• eccentric •
ek-sen-trik • Hear it!
Part of Speech: Adjective
Meaning: 1. Unconventional, odd, peculiar, departing from the norm. 2. Not having a common center, off center, as an ellipse. 3. Not circular, not concentric.
Notes: Someone once said that only poor people are crazy; rich people are eccentric. Be that as it may, today's Good Word has a synonym with only the last two senses: eccentrical. However, to form the adverb of all senses you must use this form: eccentrically, as in 'to behave eccentrically'. The abstract noun is eccentricity. We may use the adjective itself for the personal noun: "Barry Moore is an eccentric extraordinaire."
In Play: This word is generally used in the metaphoric sense (Meaning No. 1): "Lilly White is an eccentric Southerner who thinks 'damn Yankee' is one word." However, people aren't the only thing that may be eccentric: "Horace brought us here by an eccentric route that took half an hour longer."

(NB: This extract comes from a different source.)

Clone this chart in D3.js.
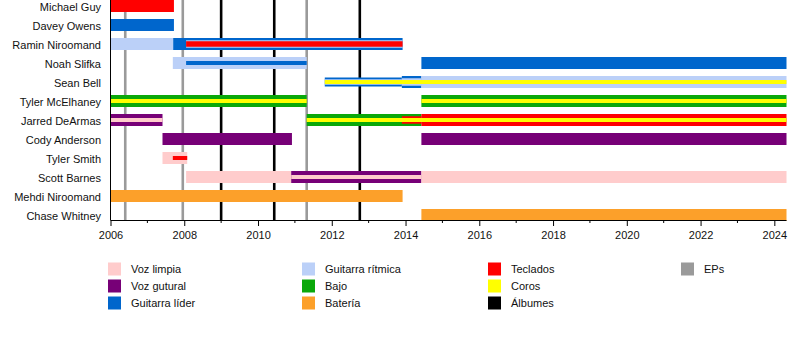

Word History: English borrowed today's word from Medieval Latin eccentricus "not having the same center" via Middle French eccentrique. Latin borrowed this word from Greek ekkentros "out of the center, off center", composed of ek- "out of" + kentron "center". Ek- goes back to Proto-Indo-European eghs "out (of)", which turned up in Latin as ex with the same meaning. We see this prefix in many Latin words meaning "out(side)" that English borrowed: external, exterior, and extreme, for example. Greek kentron came from the verb kentein "to prick", leading to the conclusion that the original PIE word had this meaning. Other evidence of this meaning may be found in Breton kentr "spur" and Welsh cethrenu "to goad", which seem to share the same source. (We now offer our gratitude to Gordon Wray, a Canadian engineer who loves poetry, for recommending today's Good Word via the far from eccentric Alpha Agora.)